Non è tornata… Perché non può più farlo
Ero rientrato dal lavoro un po’ prima del solito, alle sei e mezza di sera. In casa regnava un silenzio strano, inquietante. Nessun rumore. Nessun profumo di cena. Niente del suo solito: «Sei arrivato? Ti preparo da mangiare». Ho controllato ogni stanza. Sono passato dal bagno, dalla doccia. I fornelli spenti. La teiera vuota. In frigo, i contenitori di cibo erano disposti con cura—tutto fresco, fatto in casa. Ma di lei, nemmeno l’ombra.
“Dove sarà finita?” ho pensato con rabbia, componendo il suo numero. Il telefono squillava, ma nessuno rispondeva.

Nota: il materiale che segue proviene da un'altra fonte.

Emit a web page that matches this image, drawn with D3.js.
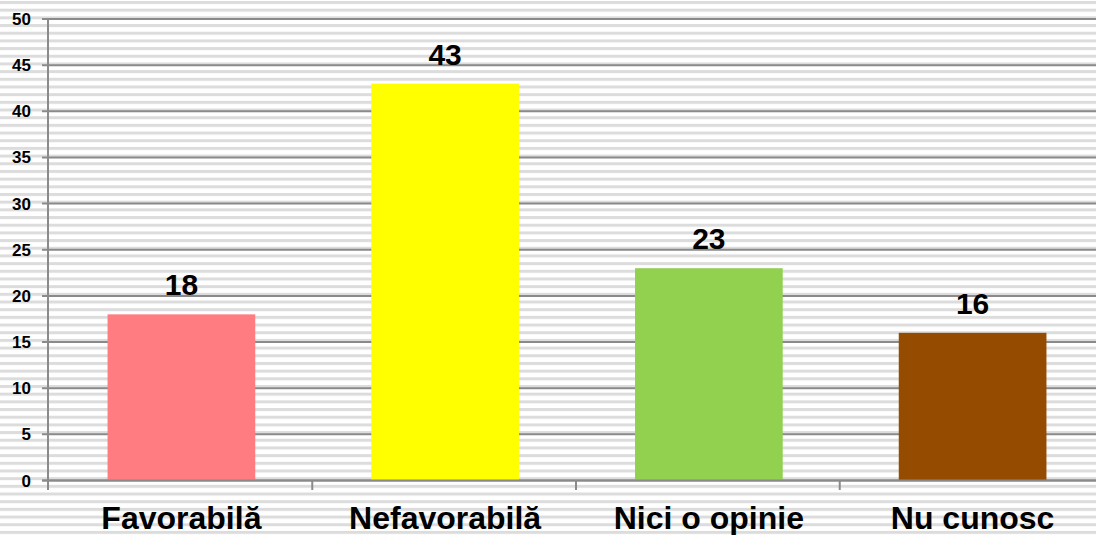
<!DOCTYPE html>
<html>
<head>
<meta charset="utf-8">
<script src="https://cdn.jsdelivr.net/npm/d3@7"></script>
<style>
body { margin: 0; background: #fff; }
svg { display: block; font-family: "Liberation Sans", Arial, sans-serif; }
</style>
</head>
<body>
<div id="chart"></div>
<script>
// chart data
var categories = ["Favorabilă", "Nefavorabilă", "Nici o opinie", "Nu cunosc"];
var values = [18, 43, 23, 16];
var barColors = ["#FF7C80", "#FFFF00", "#92D050", "#954B00"];
var yTicks = [0, 5, 10, 15, 20, 25, 30, 35, 40, 45, 50];

var width = 1096, height = 535;

var svg = d3.select("#chart").append("svg")
	.attr("width", width)
	.attr("height", height);

// striped background
var defs = svg.append("defs");
var pat = defs.append("pattern")
	.attr("id", "stripes")
	.attr("patternUnits", "userSpaceOnUse")
	.attr("width", 10)
	.attr("height", 7.68)
	.attr("y", 1);
pat.append("rect").attr("width", 10).attr("height", 7.68).attr("fill", "#fff");
pat.append("rect").attr("width", 10).attr("height", 3).attr("fill", "#dcdcdc");

svg.append("rect")
	.attr("width", width)
	.attr("height", height)
	.attr("fill", "url(#stripes)");

var x0 = 48;
var x = d3.scaleBand()
	.domain(categories)
	.range([x0, x0 + 4 * 264])
	.paddingInner(0.44)
	.paddingOuter(0.222);

var y = d3.scaleLinear()
	.domain([0, 50])
	.range([480.5, 19]);

// grid lines
svg.append("g")
	.selectAll("line")
	.data(yTicks)
	.enter().append("line")
	.attr("x1", 42)
	.attr("x2", width)
	.attr("y1", function(d) { return y(d); })
	.attr("y2", function(d) { return y(d); })
	.attr("stroke", "#8a8a8a")
	.attr("stroke-width", 2);

// y labels
svg.append("g")
	.selectAll("text")
	.data(yTicks)
	.enter().append("text")
	.attr("x", 31)
	.attr("y", function(d) { return y(d) + 6; })
	.attr("text-anchor", "end")
	.attr("font-size", 17)
	.attr("font-weight", "bold")
	.text(function(d) { return d; });

// bars
svg.append("g")
	.selectAll("rect")
	.data(values)
	.enter().append("rect")
	.attr("x", function(d, i) { return x(categories[i]) + 1; })
	.attr("width", x.bandwidth())
	.attr("y", function(d) { return y(d); })
	.attr("height", function(d) { return y(0) - y(d); })
	.attr("fill", function(d, i) { return barColors[i]; });

// axis lines
svg.append("line")
	.attr("x1", x0).attr("x2", x0)
	.attr("y1", y(50)).attr("y2", 490)
	.attr("stroke", "#8a8a8a").attr("stroke-width", 2);
svg.append("line")
	.attr("x1", 42).attr("x2", width)
	.attr("y1", y(0)).attr("y2", y(0))
	.attr("stroke", "#8a8a8a").attr("stroke-width", 2);

// category ticks
svg.append("g")
	.selectAll("line")
	.data(categories.slice(1))
	.enter().append("line")
	.attr("x1", function(d) { return x(d) - x.step() * x.paddingInner() / 2; })
	.attr("x2", function(d) { return x(d) - x.step() * x.paddingInner() / 2; })
	.attr("y1", y(0))
	.attr("y2", 490)
	.attr("stroke", "#8a8a8a").attr("stroke-width", 2);

// value labels
svg.append("g")
	.selectAll("text")
	.data(values)
	.enter().append("text")
	.attr("x", function(d, i) { return x(categories[i]) + 1 + x.bandwidth() / 2; })
	.attr("y", function(d) { return y(d) - 19; })
	.attr("text-anchor", "middle")
	.attr("font-size", 30)
	.attr("font-weight", "bold")
	.text(function(d) { return d; });

// category labels
svg.append("g")
	.selectAll("text")
	.data(categories)
	.enter().append("text")
	.attr("x", function(d) { return x(d) + 1 + x.bandwidth() / 2; })
	.attr("y", 529)
	.attr("text-anchor", "middle")
	.attr("font-size", 32)
	.attr("font-weight", "bold")
	.text(function(d) { return d; });
</script>
</body>
</html>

“Va bene, mangio qualcosa. Poi si vedrà.” Ho gettato il telefono sul divano e mi sono seduto a tavola.
Un’ora è passata. Le sette e mezzo. Ho riprovato a chiamare. Niente. I sospetti hanno cominciato a torcermi la mente.
“Avrà trovato un amante? Porca miseria… Lavoro al nord, porto a casa i soldi, e lei se la gode con la macchina che ho comprato io. Le ho pure insegnato a guidare, minchia! Prima per i figli, la spesa… e ora che sono grandi, pensa solo ai suoi comodi. Gliela farò pagare…”
Mi sono ricordato di quando la sgridavo per ogni graffio sulla carrozzeria, di quando le dicevo in quale supermercato fare la spesa, come tagliarsi i capelli, quale colore scegliere. E poi, non lavorava nemmeno—ero stato io a volere che si occupasse solo di casa e figli.
“E ora questa ingrata se la spassa. Gliene darò una lezione, che impari a stare al suo posto.”
L’ascensore ha ronzato. Sono corso alla porta, ho sbirciato dallo spioncino—non era lei. Ho notato le chiavi dell’auto attaccate all’attaccapanni. Allora è ancora qui. È uscita a piedi? Peggio ancora…
“Ma allora ci ha ripensato? Me l’ha fatta?”
Ho rovistato per casa. Controllato l’armadio—i suoi vestiti al loro posto. Le chiamate restavano senza risposta.
“Che stronza. Sono le nove e mezza e ancora niente.”
Ho acceso la TV per distrarmi, ma senza seguire nulla, sono scivolato in un sonno agitato.
Mi sono svegliato alle undici e mezza. Le faceva ancora buio. Il cuore mi si è stretto. Infuriato, ho richiamato. Dall’altra parte, una voce di donna.
“Pronto, buonasera. Sono un’infermiera del pronto soccorso di chirurgia. Con chi parlo?”
Ho urlato:
“Che cazzo vuoi? Ti sei bevuta il cervello?”
La linea è caduta. Ho richiamato. Questa volta risponde un uomo.
“La prego di non insultare il personale. Può venire all’ospedale, al reparto di chirurgia?”
“Perché? Che succede?”
“Dobbiamo farle firmare dei documenti. Abbiamo fatto il possibile. Purtroppo… le nostre condoglianze. Sua moglie ha avuto un attacco cardiaco.”
Sono rimasto senza parole.
“Ma che dite? Un attacco cardiaco? Da quando? Non vuole tornare a casa, ecco tutto! Dov’è?!”
“Sua moglie è deceduta,” ha ripetuto la voce.
E basta. Il mondo è crollato.
Più tardi mi hanno spiegato: era stata chiamata dall’infermiera della ASL, le avevano riferito degli esami preoccupanti. I medici volevano vederla. Uscita dall’ambulatorio, si era seduta su una panchina—le girava la testa. Si ripeteva che sarebbe andato tutto bene. Che io sarei tornato, e avrei trovato la cena pronta, le camicie stirate. Che ce l’avrebbe fatta—l’intervento era semplice, lo facevano spesso…
Ma non ce l’ha fatta. Non è tornata.
Sono rimasto in quella casa dove tutto portava la sua impronta—le sue mani, la sua cura. E ho capito: non avevo mai capito quanto avessi bisogno di lei. Prima che fosse troppo tardi.
Sul tavolo è rimasto un foglietto: «Comprare le mele. Fare il brodo. Lavare le camicie. Parlare con mio marito—basta viaggi di lavoro?»